Turning More Bearish Going Into 2014
We are turning more bearish on the Taiwanese auto sector going into 2014. We do not expect the embattled consumer to begin loosening his purse strings especially as economic growth is expected to remain lacklustre. Furthermore, the structural rebalancing of the Chinese economy (Taiwan's largest trading partner) is starting to hurt some Taiwanese manufacturers, which we believe will pose a major headwind to CV sales as manufacturing orders begin to decline (see 'Strong Headwinds To Growth To Prevail In 2014', November 4).
In light of this, we are also downgrading our 2014 passenger car sales growth forecast to -1.8%, to 210,000 units, from 0.5% previously. However, given the steep contraction in CV sales in 2013 (we forecast a decline of 13.9%), we expect CV sales to remain roughly unchanged in 2014 at 51,000 units. This will then bring our total 2014 vehicle sales growth forecast to -1.2%, to 261,000 units.

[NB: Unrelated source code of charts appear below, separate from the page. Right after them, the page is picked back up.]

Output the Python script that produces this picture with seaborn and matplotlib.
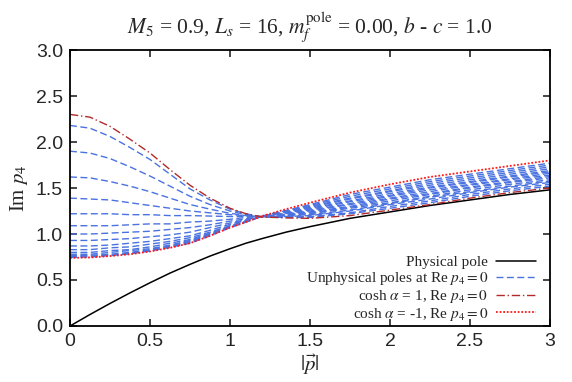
import numpy as np
import pandas as pd
import matplotlib
matplotlib.use("Agg")
import matplotlib.pyplot as plt
import seaborn as sns

p = [0, 0.125, 0.25, 0.375, 0.5, 0.625, 0.75, 0.875, 1.0, 1.1, 1.2,
     1.35, 1.5, 1.75, 2.0, 2.25, 2.5, 2.75, 3.0]

physical = [0, 0.125, 0.245, 0.36, 0.47, 0.575, 0.67, 0.76, 0.84, 0.90, 0.95,
            1.02, 1.08, 1.17, 1.24, 1.31, 1.37, 1.43, 1.48]
cosh_plus = [2.30, 2.27, 2.17, 2.03, 1.88, 1.70, 1.53, 1.39, 1.28, 1.22, 1.185,
             1.175, 1.17, 1.20, 1.26, 1.32, 1.39, 1.45, 1.50]
cosh_minus = [0.74, 0.745, 0.76, 0.78, 0.81, 0.85, 0.90, 0.98, 1.07, 1.13, 1.195,
              1.27, 1.34, 1.45, 1.54, 1.62, 1.68, 1.74, 1.80]

unphysical = [
    [2.18, 2.15, 2.06, 1.94, 1.81, 1.65, 1.49, 1.37, 1.27, 1.22, 1.185,
     1.18, 1.18, 1.22, 1.28, 1.34, 1.41, 1.47, 1.52],
    [1.90, 1.88, 1.82, 1.73, 1.63, 1.52, 1.41, 1.32, 1.25, 1.21, 1.186,
     1.19, 1.19, 1.23, 1.30, 1.36, 1.43, 1.49, 1.54],
    [1.62, 1.61, 1.57, 1.52, 1.46, 1.39, 1.32, 1.27, 1.225, 1.20, 1.187,
     1.19, 1.20, 1.25, 1.32, 1.38, 1.45, 1.51, 1.56],
    [1.39, 1.38, 1.37, 1.34, 1.31, 1.28, 1.25, 1.23, 1.21, 1.20, 1.188,
     1.20, 1.21, 1.26, 1.33, 1.40, 1.46, 1.52, 1.575],
    [1.22, 1.22, 1.22, 1.21, 1.21, 1.20, 1.20, 1.195, 1.19, 1.19, 1.189,
     1.205, 1.22, 1.28, 1.34, 1.41, 1.48, 1.54, 1.59],
    [1.09, 1.09, 1.09, 1.10, 1.11, 1.11, 1.13, 1.14, 1.16, 1.18, 1.190,
     1.21, 1.23, 1.29, 1.36, 1.43, 1.50, 1.56, 1.61],
    [1.00, 1.00, 1.01, 1.02, 1.03, 1.05, 1.07, 1.10, 1.14, 1.165, 1.190,
     1.215, 1.24, 1.30, 1.38, 1.44, 1.51, 1.57, 1.625],
    [0.93, 0.93, 0.94, 0.95, 0.97, 0.99, 1.02, 1.07, 1.12, 1.155, 1.191,
     1.22, 1.25, 1.32, 1.39, 1.46, 1.53, 1.59, 1.64],
    [0.87, 0.87, 0.88, 0.90, 0.92, 0.95, 0.98, 1.04, 1.105, 1.15, 1.191,
     1.225, 1.26, 1.33, 1.41, 1.48, 1.54, 1.60, 1.66],
    [0.83, 0.83, 0.85, 0.86, 0.89, 0.92, 0.96, 1.02, 1.09, 1.14, 1.192,
     1.23, 1.27, 1.35, 1.42, 1.50, 1.56, 1.62, 1.675],
    [0.80, 0.80, 0.82, 0.83, 0.86, 0.90, 0.94, 1.01, 1.085, 1.14, 1.192,
     1.235, 1.28, 1.36, 1.44, 1.51, 1.57, 1.63, 1.69],
    [0.78, 0.78, 0.80, 0.82, 0.84, 0.88, 0.93, 1.00, 1.08, 1.135, 1.193,
     1.24, 1.29, 1.38, 1.46, 1.53, 1.59, 1.65, 1.71],
    [0.765, 0.77, 0.78, 0.80, 0.83, 0.87, 0.92, 0.99, 1.08, 1.135, 1.193,
     1.245, 1.30, 1.39, 1.47, 1.55, 1.61, 1.67, 1.73],
    [0.755, 0.76, 0.77, 0.79, 0.82, 0.86, 0.91, 0.99, 1.07, 1.13, 1.194,
     1.25, 1.31, 1.41, 1.49, 1.57, 1.63, 1.69, 1.75],
    [0.745, 0.75, 0.765, 0.785, 0.815, 0.855, 0.90, 0.98, 1.07, 1.13, 1.194,
     1.255, 1.32, 1.43, 1.51, 1.59, 1.65, 1.71, 1.77],
]

xticks = [0, 0.5, 1, 1.5, 2, 2.5, 3]
xticklabels = ["0", "0.5", "1", "1.5", "2", "2.5", "3"]
yticks = [0, 0.5, 1.0, 1.5, 2.0, 2.5, 3.0]
yticklabels = ["0.0", "0.5", "1.0", "1.5", "2.0", "2.5", "3.0"]

sns.set_style("white")
plt.rcParams["font.family"] = ["Liberation Serif", "DejaVu Serif"]
plt.rcParams["mathtext.fontset"] = "stix"

fig = plt.figure(figsize=(5.72, 3.82), dpi=100)
ax = fig.add_axes([70 / 572, 56 / 382, 480 / 572, 276 / 382])

# long form table for the blue family
rows = []
for i, curve in enumerate(unphysical):
    for x, y in zip(p, curve):
        rows.append({"p": x, "im": y, "k": i})
df = pd.DataFrame(rows)

blue = "#4a72e0"
sns.lineplot(x=p, y=physical, ax=ax, color="black", lw=1.1)
sns.lineplot(data=df, x="p", y="im", units="k", estimator=None, ax=ax,
             color=blue, lw=1.0, legend=False)
for line in ax.get_lines()[1:]:
    line.set_dashes([5, 2.5])
sns.lineplot(x=p, y=cosh_plus, ax=ax, color="#b22a2a", lw=1.0)
ax.get_lines()[-1].set_dashes([6, 2, 1, 2])
sns.lineplot(x=p, y=cosh_minus, ax=ax, color="#ff1a1a", lw=1.3)
ax.get_lines()[-1].set_dashes([1, 1])

lines = ax.get_lines()
handles = [lines[0], lines[1], lines[-2], lines[-1]]
labels = ["Physical pole",
          r"Unphysical poles at Re $p_4 = 0$",
          r"cosh $\alpha$ = 1, Re $p_4 = 0$",
          r"cosh $\alpha$ = -1, Re $p_4 = 0$"]
ax.legend(handles, labels, loc="lower right", bbox_to_anchor=(0.97, 0.012),
          frameon=False, markerfirst=False, fontsize=11, handlelength=2.6,
          handletextpad=0.5, labelspacing=0.05, borderpad=0, borderaxespad=0)

ax.set_xlim(0, 3)
ax.set_ylim(0, 3)
ax.set_xticks(xticks)
ax.set_xticklabels(xticklabels, family="Liberation Sans", fontsize=14)
ax.set_yticks(yticks)
ax.set_yticklabels(yticklabels, family="Liberation Sans", fontsize=14)
ax.tick_params(direction="in", length=5, width=1.2, top=True, right=True,
               bottom=True, left=True, pad=5)
for s in ax.spines.values():
    s.set_linewidth(1.3)
    s.set_color("black")

ax.set_xlabel(r"$|\vec{p}|$", fontsize=15, labelpad=2)
ax.set_ylabel(r"Im $p_4$", fontsize=15, labelpad=4)
ax.set_title(r"$M_5$ = 0.9, $L_s$ = 16, $m_f^{\rm pole}$ = 0.00, $b$ - $c$ = 1.0",
             fontsize=15.5, pad=12)

fig.savefig("out.png", dpi=100)
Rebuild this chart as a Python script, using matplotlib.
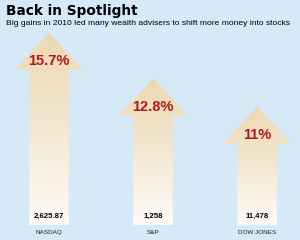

As domestic sales make up about 80% of total output, local market dynamics have a major influence on automakers' production decisions. Therefore, in tandem with the decline in vehicle sales, auto production has also struggled in the past few months, bringing output for the first 10 months of 2013 to 275,142 units, a decline of 2.3% y-o-y. That said, it is in line to meet our bearish 2013 production growth forecast of -1.2%, to 335,000 units and we are happy to maintain it.